Residents voiced both support and disapproval for the four-story parking structure that requires a zoning change and extra review under the lakefront protection ordinance.
"Sheridan Road in Rogers Park is like no other road in the world," said one of about 100 people crammed into a basement-level room at a Sheridan Road rehabilitation center. "We want our setback. We want our low-rise buildings. This is not the place for it. Don’t do it on the lake."
Yet others said the proposed parking structure at 7331 N. Sheridan Road was sensitive enough to the neighborhood character and would help ease an infamous neighborhood problem: Parking.
"I support the project," said John Lamping, 72. "It’ll be a substantial contribution to our tax base; and parking in East Rogers Park is a challenge for every one."
A zoning attorney, a traffic consultant, a parking consultant, an architect and a top official from Tawani Enterprises — the company owned by billionaire developer Col. James Pritzker that's proposing to build the structure — were on hand to field questions from the community.
The development team fleshed out details of the project before the marathon question-and-answer session began.
Out of the facility's planned 250 parking spaces, 166 would be reserved for residents of Farcroft by the Lake, a 12-story building being rehabbed by Tawani two blocks north, and for visitors of the Emil Bach House, another Pritzker-owned building nearby that is being restored.
The remaining spaces — and any reserved spaces that are not being used — would be available to the public for hourly and monthly parking. Neighborhood residents would pay $150 a month for one space, while Farcroft residents would pay $135.
Hourly parking would be available for $2 an hour and $8 a day, while overnight parking, from 5 p.m. to 8 a.m., would be available for $4.
A healthy contingent of people who live on Sherwin Avenue, where the entrance and exit to the garage would be located, attended the meeting, and most were opposed to the project because of the increased traffic the 250-car garage would bring down their beach-end street.
They were also concerned about the nine months of construction and the noise it would produce.
"I don't care if this is as beautiful as the Taj Mahal," said one Sherwin Avenue resident. "I won't be able to stand the noise. I beg you to reconsider."
Seats began to empty as the three-hour meeting dragged on past 10 p.m.
Some of the other concerns expressed include light pollution from the building and public safety.
Others worried that if Tawani got a zoning change, the company would change its construction plans.

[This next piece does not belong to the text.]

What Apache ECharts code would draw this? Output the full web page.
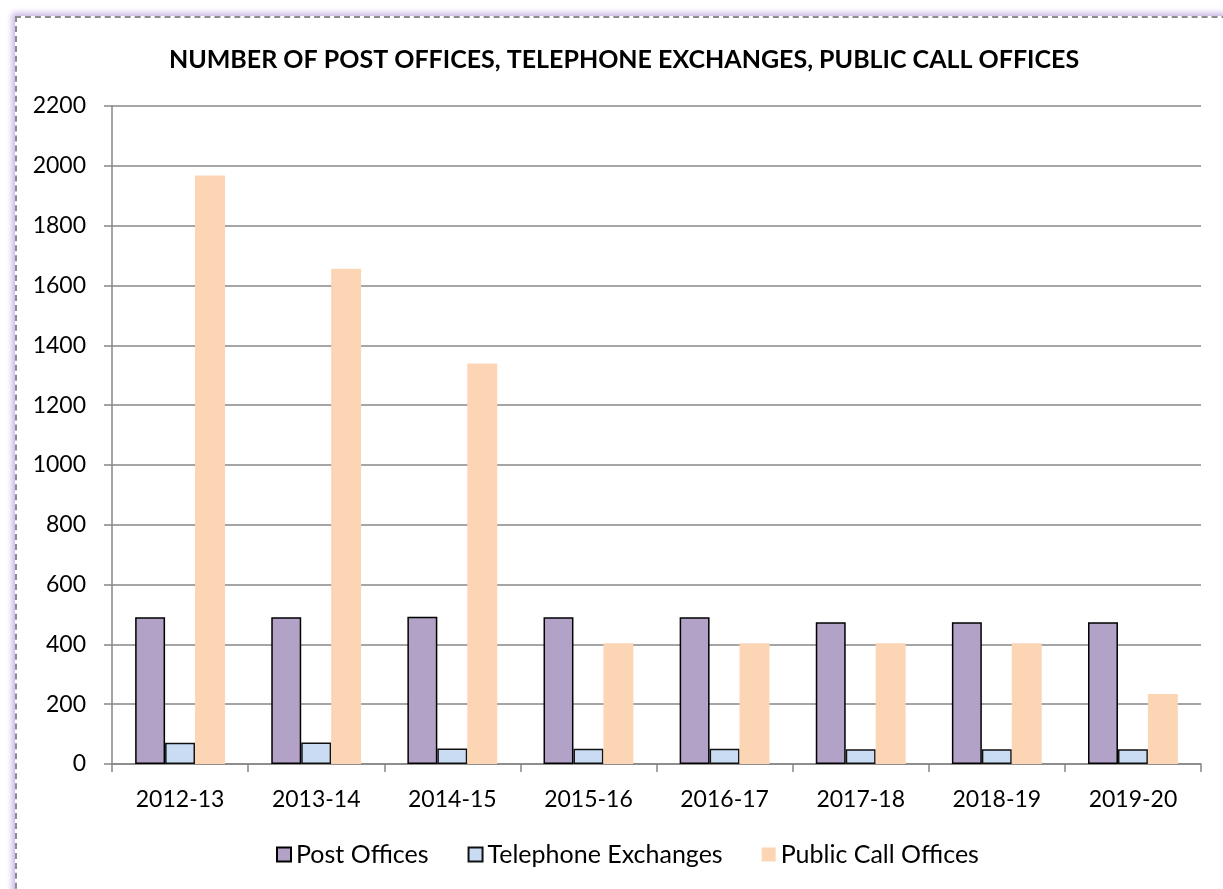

"Our reputation I hope stands for itself," said Mary Parthe, Tawani's chief of staff. "Our goal is to improve the community."
Parthe said an armed security guard would patrol both the Farcroft building and the parking garage at night.
Bruce Walker, a resident of Morse Avenue, said he had worked on similar projects in the city. He said he was worried about the extra traffic and construction equipment clogging the area during the estimated nine-month construction period. He also bet the project's contractor $1,000 that it won't be done in time.
Another resident wanted to know if it would be possible under the proposal to save the historic home on the property, but Parthe said it would not.
"We’re definitely preservationists," said Parthe, referencing Tawani's other developments in the area, like Emil Bach House that is undergoing extensive restorations. "This house, I’m not sure how we’re going to save it. But believe me, if we could save the home and find a decent use for it, we would."
Ald. Joe Moore (49th) remained mostly neutral throughout the meeting, but shared only positive thoughts about the project.
He said Tawani's reputation in the neighborhood should ease some concerns.
"They do pretty quality work, if you’ve ever been to the Mayne Stage theater or their other buildings," he said. "They don’t spare any expense."
Resident Mary Bao said she was "leaning toward saying this is OK."
"Parking is the biggest problem in Rogers Park. This could be a once in a lifetime opportunity," she said. "I think this is doing a great thing for the area."
Another man commented forebodingly about the risk of changing the property's zoning from residential to commercial: "What is left if we let this slip from our fingers now?"
Parthe said after the meeting her plan is to "regroup" with the alderman's zoning and land use committee, which will decide whether to hold additional public meetings or request tweaks to the proposal.